Artist spotlight: Sandi Schwert

Paul Karner

When asked why art is important, liberal arts students will often recite an excerpt from an application essay they once wrote or perhaps refer to their favorite Henry David Thoreau quote in an answer entirely logical and for the most part unarguable. However, there are a handful of student artists who will politely smirk and shrug their shoulders as though you’d asked them why breathing is important or something equally preposterous. Sandi Schwert, a senior art major, is one artist who has not lost any sleep over the “why,” but like a true artist, has allowed her life to be consumed with the more elusive “how.”

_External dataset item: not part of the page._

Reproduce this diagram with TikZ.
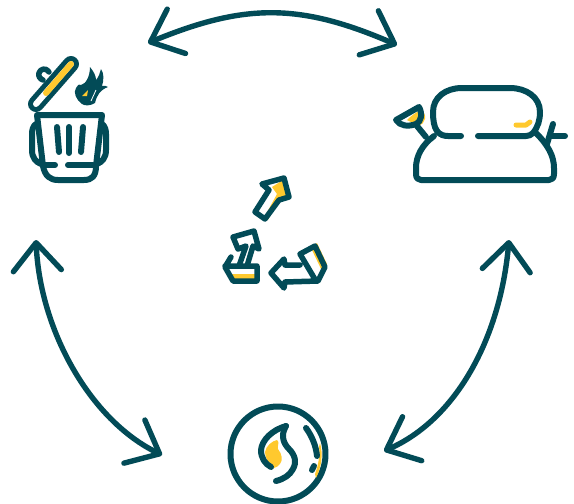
\documentclass[tikz,border=0pt]{standalone}
\usetikzlibrary{arrows.meta}
\definecolor{teal}{HTML}{024B57}
\definecolor{sun}{HTML}{FFC92E}
\tikzset{
  cycleline/.style={teal,line width=5.4pt,line cap=round,line join=round,
    {Straight Barb[length=28pt,width=48pt,line cap=round,round]}-{Straight Barb[length=28pt,width=48pt,line cap=round,round]}},
  icon/.style={teal,line width=6pt,line cap=round,line join=round},
  thin icon/.style={teal,line width=5.5pt,line cap=round,line join=round}
}
\begin{document}
\begin{tikzpicture}[x=1pt,y=-1pt]
\useasboundingbox (0,0) rectangle (574,504);

\coordinate (bin top) at (148,43);
\coordinate (sofa top) at (397,45);
\coordinate (bin low) at (36,240);
\coordinate (fire left) at (162,455);
\coordinate (sofa low) at (509,240);
\coordinate (fire right) at (384,451);

% arrows between the three icons
\draw[cycleline] (bin top) .. controls (245,3) and (300,3) .. (sofa top);
\draw[cycleline] (bin low) .. controls (40,330) and (90,420) .. (fire left);
\draw[cycleline] (sofa low) .. controls (500,340) and (455,420) .. (fire right);

% bin
\draw[teal,line width=16pt,line cap=round] (71,64) -- (36,104);
\draw[white,line width=6pt,line cap=round] (71,64) -- (36,104);
\draw[sun,line width=6pt,line cap=round] (71,64) -- (46,93);
\draw[icon] (43,166) -- (37,115) -- (102,115) -- (96,166);
\draw[icon] (43,166) .. controls (45,176) and (50,180) .. (58,180) -- (84,180) .. controls (92,180) and (96,176) .. (96,166);
\draw[icon] (45,165) -- (55,165);
\draw[icon] (68,165) -- (93,165);
\draw[icon] (57,127) -- (59,152);
\draw[icon] (69,127) -- (69,153);
\draw[icon] (83,127) -- (81,152);
\draw[icon] (36,124) .. controls (33,126) and (32,130) .. (32,134) -- (32,150) .. controls (32,158) and (36,162) .. (41,164);
\draw[icon] (102,124) .. controls (105,126) and (106,130) .. (106,134) -- (106,150) .. controls (106,158) and (102,162) .. (97,164);
\draw[thin icon] (49,72) .. controls (46,67) and (40,69) .. (39,73) .. controls (38,76) and (40,79) .. (43,80);
\fill[teal] (90,67) .. controls (94,72) and (96,76) .. (96,80) .. controls (99,77) and (100,72) .. (101,69) .. controls (104,73) and (104,80) .. (102,86)
  .. controls (104,85) and (106,86) .. (108,87) .. controls (100,90) and (97,95) .. (95,103) .. controls (90,106) and (85,106) .. (82,104)
  .. controls (76,100) and (73,92) .. (76,88) .. controls (78,85) and (80,83) .. (81,85) .. controls (86,84) and (90,76) .. (90,67) -- cycle;
\fill[sun] (82,96) -- (88,90) -- (87,96) -- cycle;
\draw[white,line width=.8pt] (96,90) -- (91,101);

% sofa
\fill[sun] (407,120) .. controls (411,116) and (415,113) .. (419,111) .. controls (424,111) and (426,115) .. (425,119) .. controls (424,122) and (422,125) .. (419,126) -- cycle;
\draw[icon] (396,120) -- (419,107) .. controls (423,114) and (421,122) .. (416,124) .. controls (408,127) and (400,126) .. (396,120) -- cycle;
\draw[icon] (417,126) -- (426,137);
\draw[icon] (437,131) .. controls (434,127) and (433,120) .. (433,112) .. controls (433,97) and (446,88) .. (462,88) -- (510,88)
  .. controls (526,88) and (540,97) .. (540,112) .. controls (540,120) and (538,127) .. (533,133) .. controls (531,135) and (529,136) .. (526,136) -- (478,136);
\draw[icon] (437,131) .. controls (440,135) and (444,136) .. (448,136) -- (461,136);
\draw[icon] (434,136) .. controls (422,145) and (416,156) .. (416,168) -- (416,174) .. controls (416,178) and (418,180) .. (421,180) -- (549,180)
  .. controls (552,180) and (554,178) .. (554,174) -- (554,168) .. controls (554,156) and (548,145) .. (536,133);
\draw[icon] (553,124) -- (547,144);
\draw[icon] (551,136) -- (565,136);
\draw[sun,line width=5pt,line cap=round,line join=round] (516,125) -- (526,125) -- (530,122);

% recycling sign, upper arrow
\fill[sun] (265,216) -- (277,194) -- (272,187) -- (283,180) -- (287,196) -- (278,198) -- (268,220) -- cycle;
\draw[thin icon] (255,212) -- (265,219) -- (279,200) -- (289,197) -- (284,178) -- (262,184) -- (269,190) -- cycle;
% recycling sign, left arrow and base
\fill[sun] (231,274) rectangle (256,280);
\draw[thin icon] (239,266) -- (246,246) -- (238,249) -- (233,237) -- (254,231) -- (259,249) -- (253,246) -- (247,266);
\draw[thin icon] (231,257) -- (225,267) -- (233,281) -- (257,281) -- (257,266) -- (225,266);
% recycling sign, right arrow
\fill[sun] (311,248) -- (317,243) -- (327,264) -- (323,273) -- cycle;
\draw[thin icon] (300,265) -- (285,265) -- (284,259) -- (271,273) -- (284,288) -- (285,282) -- (318,281) -- (325,267) -- (315,246) -- (300,254) -- (316,281);

% fire in the circle
\draw[icon] (278,454) circle (47.5);
\fill[sun] (320,443) .. controls (323,453) and (322,466) .. (316,478) -- (315,474) .. controls (319,464) and (320,452) .. (319,447) -- cycle;
\fill[sun] (265,452) .. controls (266,446) and (272,441) .. (277,440) .. controls (280,442) and (277,446) .. (278,449) .. controls (282,454) and (283,460) .. (280,464) .. controls (277,468) and (272,469) .. (270,467) .. controls (268,462) and (265,456) .. (265,452) -- cycle;
\draw[icon] (286,426) .. controls (272,430) and (262,440) .. (261,450) .. controls (261,458) and (265,464) .. (271,467);
\draw[icon] (286,426) .. controls (280,436) and (284,444) .. (289,449) .. controls (295,455) and (297,462) .. (293,469) .. controls (290,475) and (284,479) .. (276,481);
\draw[icon] (306,428) .. controls (312,436) and (316,446) .. (317,456);
\draw[icon] (312,470) -- (314,466);
\end{tikzpicture}
\end{document}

As a high school student in the rural town of Gays Mills, Wis., Schwert took to her artistic pursuits with the zeal of an artist unconcerned with the looming pulls of academia. She would often spend long nights in the art room over paintings and sculptures and in a number of art classes that she designed herself, yet she claims she “was never really ‘serious’ about art in high school.”

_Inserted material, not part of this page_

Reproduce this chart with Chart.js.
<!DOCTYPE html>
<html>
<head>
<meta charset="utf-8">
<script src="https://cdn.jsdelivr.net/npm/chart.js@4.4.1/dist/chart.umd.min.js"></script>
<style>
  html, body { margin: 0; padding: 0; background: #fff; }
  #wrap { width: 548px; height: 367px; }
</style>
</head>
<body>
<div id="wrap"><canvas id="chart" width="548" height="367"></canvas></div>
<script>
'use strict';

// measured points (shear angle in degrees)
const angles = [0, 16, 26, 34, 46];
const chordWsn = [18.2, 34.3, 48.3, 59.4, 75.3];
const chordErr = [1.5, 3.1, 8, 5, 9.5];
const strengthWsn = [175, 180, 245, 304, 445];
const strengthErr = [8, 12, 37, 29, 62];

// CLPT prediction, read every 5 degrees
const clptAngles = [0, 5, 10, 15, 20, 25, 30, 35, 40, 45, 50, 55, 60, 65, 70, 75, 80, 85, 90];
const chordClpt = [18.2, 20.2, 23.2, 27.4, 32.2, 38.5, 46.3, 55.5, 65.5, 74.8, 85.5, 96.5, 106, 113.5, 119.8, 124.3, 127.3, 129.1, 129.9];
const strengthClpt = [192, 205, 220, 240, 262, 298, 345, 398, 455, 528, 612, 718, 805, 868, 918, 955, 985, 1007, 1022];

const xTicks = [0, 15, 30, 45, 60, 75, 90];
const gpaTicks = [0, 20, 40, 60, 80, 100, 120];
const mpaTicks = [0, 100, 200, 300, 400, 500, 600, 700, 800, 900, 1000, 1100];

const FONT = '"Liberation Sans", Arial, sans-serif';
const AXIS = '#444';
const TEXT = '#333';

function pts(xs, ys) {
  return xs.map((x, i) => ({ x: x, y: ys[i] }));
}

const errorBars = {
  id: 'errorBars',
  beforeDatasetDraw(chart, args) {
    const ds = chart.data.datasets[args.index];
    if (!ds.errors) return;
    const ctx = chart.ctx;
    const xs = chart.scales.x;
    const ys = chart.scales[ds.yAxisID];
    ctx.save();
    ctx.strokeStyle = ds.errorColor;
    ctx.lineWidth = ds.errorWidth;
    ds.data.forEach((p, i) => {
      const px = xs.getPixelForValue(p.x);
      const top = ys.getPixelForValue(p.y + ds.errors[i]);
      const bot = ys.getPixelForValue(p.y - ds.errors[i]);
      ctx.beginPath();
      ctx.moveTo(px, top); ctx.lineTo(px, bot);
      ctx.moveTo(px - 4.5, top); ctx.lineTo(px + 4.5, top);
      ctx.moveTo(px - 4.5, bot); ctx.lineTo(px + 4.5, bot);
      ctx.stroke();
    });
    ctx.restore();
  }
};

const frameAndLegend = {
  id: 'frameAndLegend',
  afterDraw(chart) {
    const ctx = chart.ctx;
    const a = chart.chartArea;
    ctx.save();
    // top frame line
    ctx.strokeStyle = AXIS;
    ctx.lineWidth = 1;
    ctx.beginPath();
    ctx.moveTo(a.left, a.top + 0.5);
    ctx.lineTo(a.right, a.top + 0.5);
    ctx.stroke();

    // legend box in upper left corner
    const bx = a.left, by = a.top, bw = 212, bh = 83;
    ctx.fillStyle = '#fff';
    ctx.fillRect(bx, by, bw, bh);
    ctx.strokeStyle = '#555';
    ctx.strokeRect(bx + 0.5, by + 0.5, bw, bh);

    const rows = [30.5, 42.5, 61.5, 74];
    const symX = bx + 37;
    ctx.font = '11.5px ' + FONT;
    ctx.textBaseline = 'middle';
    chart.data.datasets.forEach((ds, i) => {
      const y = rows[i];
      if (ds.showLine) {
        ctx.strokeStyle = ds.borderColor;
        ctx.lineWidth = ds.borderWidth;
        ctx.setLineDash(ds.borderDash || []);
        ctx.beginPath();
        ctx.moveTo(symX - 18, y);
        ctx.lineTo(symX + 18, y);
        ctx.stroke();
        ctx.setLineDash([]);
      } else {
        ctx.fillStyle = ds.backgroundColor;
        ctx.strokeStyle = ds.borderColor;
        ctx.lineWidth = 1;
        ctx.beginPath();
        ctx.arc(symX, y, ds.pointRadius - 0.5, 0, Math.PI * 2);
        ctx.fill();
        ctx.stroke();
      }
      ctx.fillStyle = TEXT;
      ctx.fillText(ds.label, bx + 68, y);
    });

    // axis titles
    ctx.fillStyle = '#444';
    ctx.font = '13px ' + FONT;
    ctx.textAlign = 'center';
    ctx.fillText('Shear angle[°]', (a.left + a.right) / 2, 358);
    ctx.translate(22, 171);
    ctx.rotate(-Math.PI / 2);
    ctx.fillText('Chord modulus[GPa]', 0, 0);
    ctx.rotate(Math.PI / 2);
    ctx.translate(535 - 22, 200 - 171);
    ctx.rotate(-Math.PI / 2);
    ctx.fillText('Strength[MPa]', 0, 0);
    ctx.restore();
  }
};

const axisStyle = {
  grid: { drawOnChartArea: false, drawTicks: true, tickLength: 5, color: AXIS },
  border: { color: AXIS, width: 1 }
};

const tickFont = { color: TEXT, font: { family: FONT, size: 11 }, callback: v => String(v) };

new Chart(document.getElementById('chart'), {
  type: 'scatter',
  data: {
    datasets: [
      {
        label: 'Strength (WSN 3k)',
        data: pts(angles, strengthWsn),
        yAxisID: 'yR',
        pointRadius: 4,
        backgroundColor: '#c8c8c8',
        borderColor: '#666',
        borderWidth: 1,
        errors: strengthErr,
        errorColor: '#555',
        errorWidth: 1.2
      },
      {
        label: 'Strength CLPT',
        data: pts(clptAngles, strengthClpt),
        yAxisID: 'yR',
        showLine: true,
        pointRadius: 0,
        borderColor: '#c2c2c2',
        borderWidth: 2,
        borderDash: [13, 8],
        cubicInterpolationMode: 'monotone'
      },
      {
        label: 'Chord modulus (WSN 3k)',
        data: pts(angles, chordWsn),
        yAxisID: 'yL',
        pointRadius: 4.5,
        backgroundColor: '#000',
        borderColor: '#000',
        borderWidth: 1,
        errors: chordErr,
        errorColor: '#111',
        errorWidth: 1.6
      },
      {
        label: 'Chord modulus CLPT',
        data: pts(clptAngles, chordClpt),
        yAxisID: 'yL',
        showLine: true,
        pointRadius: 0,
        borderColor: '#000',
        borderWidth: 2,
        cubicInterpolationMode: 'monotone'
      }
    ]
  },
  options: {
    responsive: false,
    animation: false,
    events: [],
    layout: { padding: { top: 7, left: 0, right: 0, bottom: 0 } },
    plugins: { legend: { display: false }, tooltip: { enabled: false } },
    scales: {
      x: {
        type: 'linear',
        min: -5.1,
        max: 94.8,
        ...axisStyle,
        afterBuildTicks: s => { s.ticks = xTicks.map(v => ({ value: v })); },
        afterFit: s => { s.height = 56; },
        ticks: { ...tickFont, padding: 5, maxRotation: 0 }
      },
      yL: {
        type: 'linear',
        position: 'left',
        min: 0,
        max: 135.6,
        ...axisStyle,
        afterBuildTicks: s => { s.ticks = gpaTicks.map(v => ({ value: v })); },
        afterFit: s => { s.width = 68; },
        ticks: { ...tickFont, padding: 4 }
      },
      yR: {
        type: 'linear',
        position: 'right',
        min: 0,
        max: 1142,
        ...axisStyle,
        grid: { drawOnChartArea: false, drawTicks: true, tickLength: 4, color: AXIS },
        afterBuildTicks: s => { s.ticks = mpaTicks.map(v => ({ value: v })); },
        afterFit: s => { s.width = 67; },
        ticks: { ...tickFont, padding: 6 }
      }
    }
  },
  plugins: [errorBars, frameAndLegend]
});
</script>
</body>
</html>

In fact it wasn’t until the end of her freshman year at Lawrence that Schwert decided to get “serious” about art. As a flutist, Schwert soon became disillusioned with the prospect of being solely a music major and began exploring other disciplines in the college as a double-degree student. “I always thought of art as a dead-end major,” Schwert explains, “but I couldn’t deny the fact that I was an artist… It’s my release: if I don’t make art I kind of go insane.”
Sandi’s decision to major in art was not a tough decision, but a logical concession to the artist that had been developing in her for years. And it’s her modest, and very personal, view of herself as an artist that has influenced her approach to art in recent years. Schwert claims that “art, like music, is a language that everyone can understand and speak.” She views the communicative process between artist and audience as a conversation, with equal consideration for the experiences and thoughts both have to bring to a given work. Her work is often inspired by her own personal intuition – a level of sophistication, she feels, is entirely accessible to an audience without being necessarily tied to a distinct concept.
Recently Schwert has a number of paintings and sculptures displayed in a show at Harmony Caf on Oneida Street in Appleton. The paintings include a couple personal “snapshots” of the artist herself and a series of motion paintings inspired by her younger sister. The sculptures are a set of plaster casts of the artist’s chin, neck, mouth, and clavicle covered in wax, which Schwert claims are inviting to the touch but not without a hint of taboo. There will be a closing reception on Wednesday, May 15 at 7 p.m., complete with refreshments and live music. The reception is free and open to the public, a perfect opportunity for Lawrentians to get a closer glimpse into the mind of this promising Lawrence artist.